Now, for robots, we have so-called 2D or 3D accelerometers, and these measure forces in directions which are at right angles to one another. They can be used to determine the angle of a robot. Is it going uphill or not. But they are used also on smart phones. For instance, to determine whether or not you display in this mode, portrait mode, or in this mode, which is landscape mode. Let’s demonstrate this with another web page. This web page illustrates accelerometers and how they work on mobile phones. We’ve got an image of a phone like this, and this vertical line here is showing an indication of the gravitational force coming down. Effectively, the phone is vertically.

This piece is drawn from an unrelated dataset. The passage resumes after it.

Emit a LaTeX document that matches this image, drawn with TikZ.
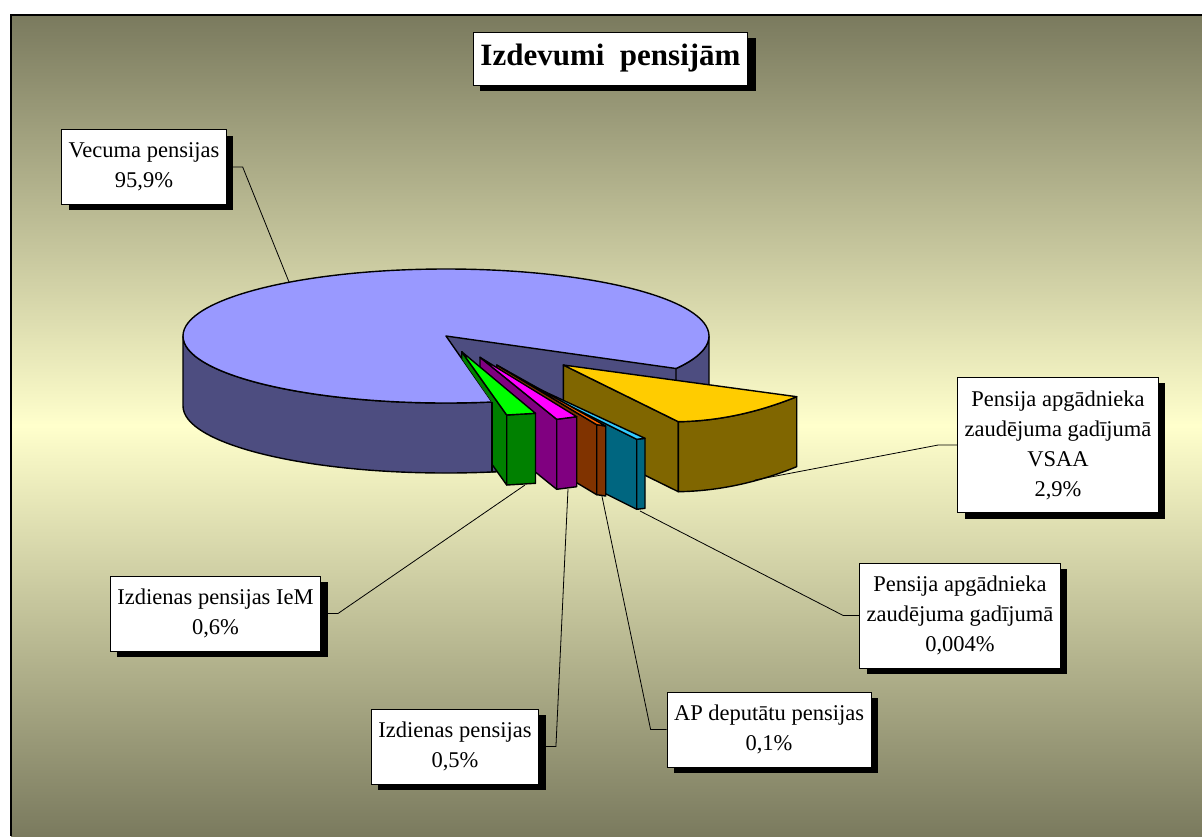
\documentclass[tikz,border=0pt]{standalone}
\usepackage{fontspec}
\setmainfont{Liberation Serif}
\usetikzlibrary{shadows}
\definecolor{bgdark}{HTML}{7A7A5E}
\definecolor{bglight}{HTML}{FFFFCC}
\definecolor{vectop}{HTML}{9999FF}
\definecolor{vecside}{HTML}{4D4D80}
\definecolor{vsaatop}{HTML}{FFCC00}
\definecolor{vsaaside}{HTML}{806600}
\definecolor{apgtop}{HTML}{33CCFF}
\definecolor{apgside}{HTML}{006680}
\definecolor{deptop}{HTML}{FF6600}
\definecolor{depside}{HTML}{803300}
\definecolor{izdtop}{HTML}{FF00FF}
\definecolor{izdside}{HTML}{800080}
\definecolor{iemtop}{HTML}{00FF00}
\definecolor{iemside}{HTML}{008000}

\begin{document}
\begin{tikzpicture}[x=1pt, y=-1pt,
		piece/.style={draw=black, line width=1.4pt, line join=round},
		lbl/.style={draw=black, line width=0.8pt, fill=white, align=center, inner xsep=7pt, inner ysep=13pt,
			font=\fontsize{22.5}{30}\selectfont,
			drop shadow={shadow xshift=7pt, shadow yshift=-6pt, fill=black, opacity=1}},
		lead/.style={draw=black, line width=0.8pt}]
		\useasboundingbox (0,0) rectangle (1202,836);
		% Background and frame:
		\fill[white] (0,0) rectangle (1202,836);
		\shade[top color=bgdark, bottom color=bgdark, middle color=bglight] (11,15) rectangle (1202,836);
		\draw[line width=1.5pt] (11,836) -- (11,15) -- (1202,15);
		% Big slice:
		\filldraw[piece, fill=vecside] (183,336) -- (183,406) arc[start angle=180, end angle=0, x radius=263, y radius=67] -- (709,336) arc[start angle=0, end angle=180, x radius=263, y radius=67] -- cycle;
		\filldraw[piece, fill=vectop] (446,336) ellipse[x radius=263, y radius=67];
		\filldraw[piece, fill=vecside] (446,336) -- (676,368.5) -- (676,438.5) -- (492,472) -- (492,402) -- cycle;
		% Pulled out slices:
		\begin{scope}
			\clip (446,336) -- (492,402) -- (492,560) -- (900,560) -- (900,300) -- (446,300) -- cycle;
			\filldraw[piece, fill=vsaaside] (563.3,365) -- (678.3,421.7) -- (678.3,491.7) -- (563.3,435) -- cycle;
			\filldraw[piece, fill=vsaaside] (678.3,421.7) .. controls (717.8,421.1) and (757.2,412.7) .. (796.7,396.7) -- (796.7,466.7) .. controls (757.2,482.7) and (717.8,491.1) .. (678.3,491.7) -- cycle;
			\filldraw[piece, fill=vsaatop] (563.3,365) -- (678.3,421.7) .. controls (717.8,421.1) and (757.2,412.7) .. (796.7,396.7) -- cycle;
			\filldraw[piece, fill=apgside] (496.7,369.3) -- (636.7,439.3) -- (636.7,509.3) -- (496.7,439.3) -- cycle;
			\filldraw[piece, fill=apgside] (636.7,439.3) -- (645,438.3) -- (645,508.3) -- (636.7,509.3) -- cycle;
			\filldraw[piece, fill=apgtop] (496.7,369.3) -- (636.7,439.3) -- (645,438.3) -- cycle;
			\filldraw[piece, fill=depside] (496.7,365) -- (596.7,424.7) -- (596.7,494.7) -- (496.7,435) -- cycle;
			\filldraw[piece, fill=depside] (596.7,424.7) -- (605.7,426) -- (605.7,496) -- (596.7,494.7) -- cycle;
			\filldraw[piece, fill=deptop] (496.7,365) -- (596.7,424.7) -- (605.7,426) -- cycle;
			\filldraw[piece, fill=izdside] (480,357.3) -- (556.7,419.3) -- (556.7,489.3) -- (480,427.3) -- cycle;
			\filldraw[piece, fill=izdside] (556.7,419.3) -- (576.7,416.7) -- (576.7,486.7) -- (556.7,489.3) -- cycle;
			\filldraw[piece, fill=izdtop] (480,357.3) -- (556.7,419.3) -- (576.7,416.7) -- cycle;
			\filldraw[piece, fill=iemside] (461.7,351.7) -- (506.7,415) -- (506.7,485) -- (461.7,421.7) -- cycle;
			\filldraw[piece, fill=iemside] (506.7,415) -- (535.5,413.3) -- (535.5,483.3) -- (506.7,485) -- cycle;
			\filldraw[piece, fill=iemtop] (461.7,351.7) -- (506.7,415) -- (535.5,413.3) -- cycle;
		\end{scope}
		\draw[piece] (492,402) -- (492,472);
		% Points on the slices:
		\coordinate (vecpt) at (289,282);
		\coordinate (iempt) at (525,485);
		\coordinate (izdpt) at (568,489);
		\coordinate (deppt) at (601.7,495);
		\coordinate (apgpt) at (640,511);
		\coordinate (vsaapt) at (755,480);
		% Labels:
		\node[lbl, font=\bfseries\fontsize{31}{36}\selectfont, minimum width=273pt, minimum height=53pt, inner ysep=4pt,
			drop shadow={shadow xshift=8pt, shadow yshift=-6pt, fill=black, opacity=1}] (title) at (610.5,58.5) {Izdevumi\ \ pensijām};
		\node[lbl] (vec) at (144,167) {Vecuma pensijas\\95,9\%};
		\node[lbl] (iem) at (215.5,613.5) {Izdienas pensijas IeM\\0,6\%};
		\node[lbl] (izd) at (455,746.5) {Izdienas pensijas\\0,5\%};
		\node[lbl] (dep) at (769,729.5) {AP deputātu pensijas\\0,1\%};
		\node[lbl] (apg) at (960,615.5) {Pensija apgādnieka\\zaudējuma gadījumā\\0,004\%};
		\node[lbl] (vsaa) at (1058,445) {Pensija apgādnieka\\zaudējuma gadījumā\\VSAA\\2,9\%};
		% Leaders:
		\draw[lead] (vec.east) -- ++(16,0) -- (vecpt);
		\draw[lead] (iem.east) -- ++(17,0) -- (iempt);
		\draw[lead] (izd.east) -- ++(17,0) -- (izdpt);
		\draw[lead] (dep.west) -- ++(-16,0) -- (deppt);
		\draw[lead] (apg.west) -- ++(-16,0) -- (apgpt);
		\draw[lead] (vsaa.west) -- ++(-19,0) -- (vsaapt);
	\end{tikzpicture}
\end{document}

And what we see is the force in the y direction is 3, due to the weight of the phone. But if I start to rotate the phone to the right, we now see that, not only is there a force in this direction, which is smaller than it was, but there’s also one in the perpendicular direction. And the y-force now has gone down from 3 to 2.6, and now the x-force is 1.5. Go a bit further, the two forces are about the same. Further, still, and we now see that the force in the x direction, 2.6, which is greater than that in the y direction, as a result of which, the phone is now moved to landscape mode.

Put it back, back into portrait mode. You can also tell the angle of your phone, which is what we use in order to find out whether the robot is going uphill. So if I tilt backwards, what we see is, if you at the y-force, it’s gone down from 3 to 2.6. It’s now down to 2.12, and so forth. OK.

So we’ve seen that accelerometers can be used to measure the slope a robot is on, we will use this, as we’ll see next week, to reduce the rocking motion that the ERIC robot has. We could also use them as bump sensors so that, for instance, when the robot hits a wall, it decelerates, and we could measure that force. In fact, we don’t do it that way, because you can also detect whether the robot has bumped into a wall by when you’re commanding it to go forward, but it’s not moving at all. Anyhow, you’re free to investigate the web page which simulates the phone to see what happens as you move it around.